Jacaré, que nada tem de inimigo do presidente, mantém-se vigilante. Municiar Bolsonaro com informações de coxia sempre foi uma de suas missões. Não raro, o ex-capitão recebe os dados e as ideias de Jacaré e sai repetindo por aí. Numa tentativa de demonstrar quão zeloso ele é, o amigo do presidente diz ter sido decisivo para convencê-lo de que o ex-ministro Gustavo Bebianno, morto em março de 2020, estava por trás de um plano para assassinar Bolsonaro, que seria executado por Adélio Bispo, o esfaqueador que não rasga dinheiro nem come merda, mas foi declarado inimputável.
Segundo a tese de Jacaré, Bebianno queria, com a morte do então candidato, ser ungido seu substituto na corrida presidencial. Ao descobrir o plano, ele teria contado detalhes da trama para o presidente e seu filho Carlos.
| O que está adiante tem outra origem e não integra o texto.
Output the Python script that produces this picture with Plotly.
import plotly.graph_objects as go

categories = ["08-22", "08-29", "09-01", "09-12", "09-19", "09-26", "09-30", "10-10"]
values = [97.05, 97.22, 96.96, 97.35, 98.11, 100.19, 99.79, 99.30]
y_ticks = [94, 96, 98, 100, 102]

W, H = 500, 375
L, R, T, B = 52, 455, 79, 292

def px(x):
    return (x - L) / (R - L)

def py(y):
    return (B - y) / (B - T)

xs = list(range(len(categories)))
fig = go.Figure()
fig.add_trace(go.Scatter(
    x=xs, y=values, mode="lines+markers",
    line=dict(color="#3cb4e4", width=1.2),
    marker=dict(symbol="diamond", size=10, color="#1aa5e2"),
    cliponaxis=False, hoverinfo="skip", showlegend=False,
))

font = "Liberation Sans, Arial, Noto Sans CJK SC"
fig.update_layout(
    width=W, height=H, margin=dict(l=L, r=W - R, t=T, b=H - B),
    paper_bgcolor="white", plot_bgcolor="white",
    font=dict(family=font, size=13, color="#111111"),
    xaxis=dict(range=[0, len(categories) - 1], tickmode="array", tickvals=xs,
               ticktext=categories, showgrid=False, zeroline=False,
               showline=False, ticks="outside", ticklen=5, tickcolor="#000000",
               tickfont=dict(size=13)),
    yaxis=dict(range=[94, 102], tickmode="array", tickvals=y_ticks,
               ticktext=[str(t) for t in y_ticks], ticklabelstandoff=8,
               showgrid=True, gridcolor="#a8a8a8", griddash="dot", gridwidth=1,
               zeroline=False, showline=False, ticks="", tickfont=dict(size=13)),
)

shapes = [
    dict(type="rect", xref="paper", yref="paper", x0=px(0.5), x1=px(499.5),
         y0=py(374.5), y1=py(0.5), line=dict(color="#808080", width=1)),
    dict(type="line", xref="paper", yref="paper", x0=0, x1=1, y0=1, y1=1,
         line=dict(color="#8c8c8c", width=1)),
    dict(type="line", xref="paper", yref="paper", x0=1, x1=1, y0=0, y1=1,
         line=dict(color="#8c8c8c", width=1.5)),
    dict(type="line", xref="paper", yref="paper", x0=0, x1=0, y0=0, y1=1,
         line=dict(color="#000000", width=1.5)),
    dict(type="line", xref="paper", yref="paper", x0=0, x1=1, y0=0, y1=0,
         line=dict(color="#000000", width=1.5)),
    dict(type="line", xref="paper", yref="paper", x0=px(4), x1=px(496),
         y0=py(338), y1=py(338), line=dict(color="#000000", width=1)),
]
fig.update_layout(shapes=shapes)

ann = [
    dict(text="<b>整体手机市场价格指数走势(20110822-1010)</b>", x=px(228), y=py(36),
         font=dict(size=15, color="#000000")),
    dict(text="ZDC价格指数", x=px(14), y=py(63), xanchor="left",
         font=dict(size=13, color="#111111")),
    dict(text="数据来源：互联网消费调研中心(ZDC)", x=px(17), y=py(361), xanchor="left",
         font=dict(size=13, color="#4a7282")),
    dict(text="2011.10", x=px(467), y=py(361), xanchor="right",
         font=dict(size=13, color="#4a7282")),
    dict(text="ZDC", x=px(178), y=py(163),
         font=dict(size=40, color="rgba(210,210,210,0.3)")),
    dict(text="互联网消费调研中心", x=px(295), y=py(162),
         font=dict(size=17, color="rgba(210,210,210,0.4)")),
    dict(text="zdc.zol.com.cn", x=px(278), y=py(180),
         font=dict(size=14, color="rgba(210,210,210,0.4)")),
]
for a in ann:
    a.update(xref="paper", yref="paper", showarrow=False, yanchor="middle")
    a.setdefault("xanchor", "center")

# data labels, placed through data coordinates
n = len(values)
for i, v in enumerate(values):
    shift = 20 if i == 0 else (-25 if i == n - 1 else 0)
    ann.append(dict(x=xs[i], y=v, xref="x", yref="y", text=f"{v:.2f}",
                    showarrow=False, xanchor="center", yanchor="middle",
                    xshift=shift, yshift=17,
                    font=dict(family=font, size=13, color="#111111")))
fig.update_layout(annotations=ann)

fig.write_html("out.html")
Bolsonaro realmente ouviu essa história, tanto que mencionou a existência de uma conspirata para matá-lo em entrevista concedida a VEJA em 2019 — e falava explicitamente na participação de “quem estava do meu lado”.
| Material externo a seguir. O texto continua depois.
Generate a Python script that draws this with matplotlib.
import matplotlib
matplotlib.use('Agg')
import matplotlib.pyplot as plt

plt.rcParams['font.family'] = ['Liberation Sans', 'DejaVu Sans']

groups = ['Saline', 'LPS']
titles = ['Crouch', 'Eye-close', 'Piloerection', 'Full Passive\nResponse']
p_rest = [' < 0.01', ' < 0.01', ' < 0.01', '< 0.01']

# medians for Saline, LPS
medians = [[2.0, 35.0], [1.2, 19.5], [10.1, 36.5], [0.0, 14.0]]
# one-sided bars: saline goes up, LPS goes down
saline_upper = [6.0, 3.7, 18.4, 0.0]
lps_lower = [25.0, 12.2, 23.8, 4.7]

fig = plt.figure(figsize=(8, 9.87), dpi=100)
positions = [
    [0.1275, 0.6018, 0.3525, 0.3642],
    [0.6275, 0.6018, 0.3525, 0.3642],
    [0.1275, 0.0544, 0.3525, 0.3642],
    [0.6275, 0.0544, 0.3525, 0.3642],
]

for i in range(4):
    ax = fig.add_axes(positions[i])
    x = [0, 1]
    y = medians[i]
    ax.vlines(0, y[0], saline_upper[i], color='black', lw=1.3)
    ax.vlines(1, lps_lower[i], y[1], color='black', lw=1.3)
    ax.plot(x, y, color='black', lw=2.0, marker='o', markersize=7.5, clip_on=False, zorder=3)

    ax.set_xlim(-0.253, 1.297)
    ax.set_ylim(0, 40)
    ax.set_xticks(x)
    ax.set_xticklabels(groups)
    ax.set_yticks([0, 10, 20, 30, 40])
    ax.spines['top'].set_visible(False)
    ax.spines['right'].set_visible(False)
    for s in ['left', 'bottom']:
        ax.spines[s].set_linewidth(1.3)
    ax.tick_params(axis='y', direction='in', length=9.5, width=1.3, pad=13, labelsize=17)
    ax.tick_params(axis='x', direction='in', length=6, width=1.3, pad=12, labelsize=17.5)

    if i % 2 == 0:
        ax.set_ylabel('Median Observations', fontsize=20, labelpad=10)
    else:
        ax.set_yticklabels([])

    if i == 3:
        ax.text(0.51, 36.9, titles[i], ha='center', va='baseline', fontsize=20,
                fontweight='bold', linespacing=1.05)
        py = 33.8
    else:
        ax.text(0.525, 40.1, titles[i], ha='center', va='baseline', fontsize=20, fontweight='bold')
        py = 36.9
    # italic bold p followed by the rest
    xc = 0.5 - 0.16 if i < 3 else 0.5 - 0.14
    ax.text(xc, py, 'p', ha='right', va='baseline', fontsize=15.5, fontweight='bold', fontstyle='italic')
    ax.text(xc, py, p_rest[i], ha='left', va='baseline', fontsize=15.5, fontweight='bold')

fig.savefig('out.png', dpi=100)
Bolsonaro espera explorar politicamente na próxima campanha o atentado a faca que sofreu. Ele quer usar o episódio para requentar a tese de que Adélio agiu a mando de alguém e vender a versão de que ele, Bolsonaro, enfrenta uma oposição sem limites de forças ocultas a serviço do sistema. O problema dessa tese é que a própria PF concluiu que o napoleão de hospício agiu sozinho e deu a questão da autoria por encerrada. Já o caso das rachadinhas continua em aberto e caiu no gosto popular, especialmente a informação de que Queiroz, o operador do esquema, depositou R$ 89 mil para a primeira-dama. Bolsonaro disse que esse dinheiro era parte do pagamento de uma dívida que o amigo tinha com ele.
Até aqui, a Famiglia Bolsonaro alega que as denúncias são infundadas, visam desestabilizar o governo e partem de adversários. As declarações de Jacaré põem em xeque essa versão. Não é um inimigo falando. Ele pode ser acusado de um monte de coisas, menos de não compartilhar da intimidade, da amizade e da história de vida de Bolsonaro.
Procurado, o presidente não se manifestou até o fechamento da edição 2773 da revista Veja.